The Sermon Mall



Sermon Ideas For John 1:29-34 Part 1

John 1:29-34 lends itself readily to several themes. There is the manner in which the Old Covenant, the person of John the Baptist, points toward the New Covenant embodied in Jesus Christ. There is a wealth of Christological detail. There is the portrait of faith during a time of transition. We can save the Christological angle for another time, and focus on themes one and three, seeing John as a representative of the Old Covenant pointing to the New, and treating this as an illustration of faith during a time of change.
Churches are not always kind to present-day change agents. Part of the problem is that change agents of an earlier time are often recast as pillars of stability and defenders of the status quo. Thus, as the church confronts a moment of uncertainty and promise, lessons from an earlier day are hard to retrieve. We will be in much better shape if we recognize faith's pioneers as simply that: Pioneers.
This is what John was. Yes, he stood in continuity with Israel's long line of prophetic figures. But that line was broken off more than four hundred years earlier. There have been no prophets since Malachi. Thus, John was a novelty, a threat, a challenge to business-as-usual. He was a change agent.
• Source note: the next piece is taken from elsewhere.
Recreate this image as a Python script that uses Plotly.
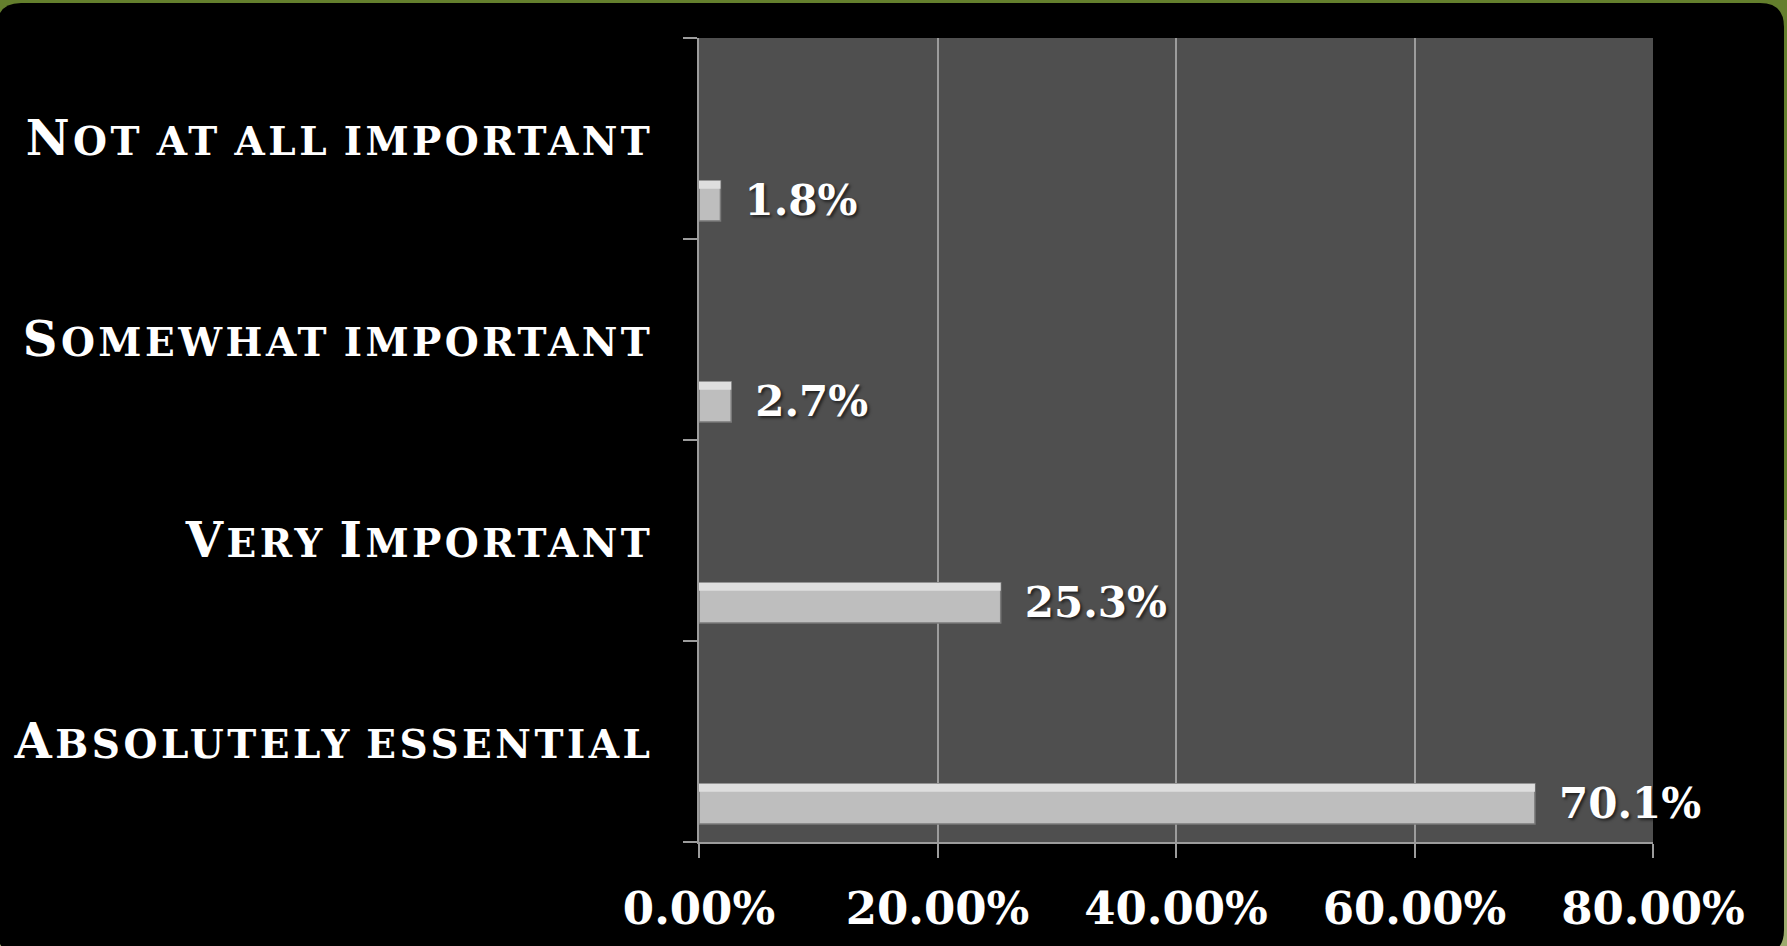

More than this, John is the figure by virtue of which the Old Testament spills over into the New. The relation between the two Testaments is complicated. Many different interpretations have surfaced over the centuries. We can summarize the issues by considering the continuity and discontinuity between the Covenants as they surface in the text at hand.
We see the continuity between the two Testaments in all that John knows and affirms about Jesus. He is God's Lamb and God's Son (1:29-34). He ranks above John by virtue of coming "before" him (1:30). The reason for John's ministry is that he might be clearly recognized for who he is (1:31). He fulfills the condition John was given, "He on whom you see the Spirit descend and remain, this is he who baptizes with the Holy Spirit" (1:33).
As John is to Jesus, so is the Old Testament to the New. The former spells out the conditions which the New is to fulfill, so much so, in fact, that we could say that the reason the Old Covenant came into being was so that the New could be clearly recognized for what it is. The latter Covenant ranks above the former and precedes it, logically if not chronologically. Just as John points to Jesus as God's Lamb and Son, so the Old Testament points toward the Savior and Lord disclosed in the New.
There is continuity but also discontinuity. John says twice with emphasis, "I myself did not know him" (1:31, 33). Despite everything he knew and could bear witness to, he was still in the dark as to the identity of the one who followed him. In the dark, that is, until the light began to shine. When Jesus appeared to be baptized, everything suddenly came together for John, even as the Old Covenant gave way to the New.
But even if John represents God's Old Covenant, he is also a person of faith in his own right. And it is always worth asking if we know what faith really is. Paul Tillich asks us to expand our understanding of this crucial concept. Instead of seeing it as a circle with a single focal point, Tillich views it as an ellipse, which has two focal points. This definition corresponds rather well with the faith of John the Baptist. There is what he does know and what he doesn't know. He is committed to what he does understand, but this extends further to include what he doesn't understand.
If faith is a circle, and if it centers around a single point, there will be problems. We can make our circle very large, and pretend that we know more than we really do. Or we can make our circle very small and try to convince ourselves that we can be happy confined to the few things we can comprehend. The first approach is unrealistic about the limits of the mind; the second about the needs of the heart. Much better to have an elliptical faith. Much better to commit to God with a full awareness of what we understand and of what we cannot understand.
John illustrates this for us. In this he makes a stark contrast to the religious elite who opposed Jesus. Their faith was coterminous with what they believed to be true, and as a consequence, there was no readiness to change. When Jesus arrived preaching a message of change ("repent and believe"), they could only reject it.
When seasons are changing, when paradigms are shifting, when worldviews are replacing one another, it is better to leave room for change by freely admitting both what we understand and what we don't.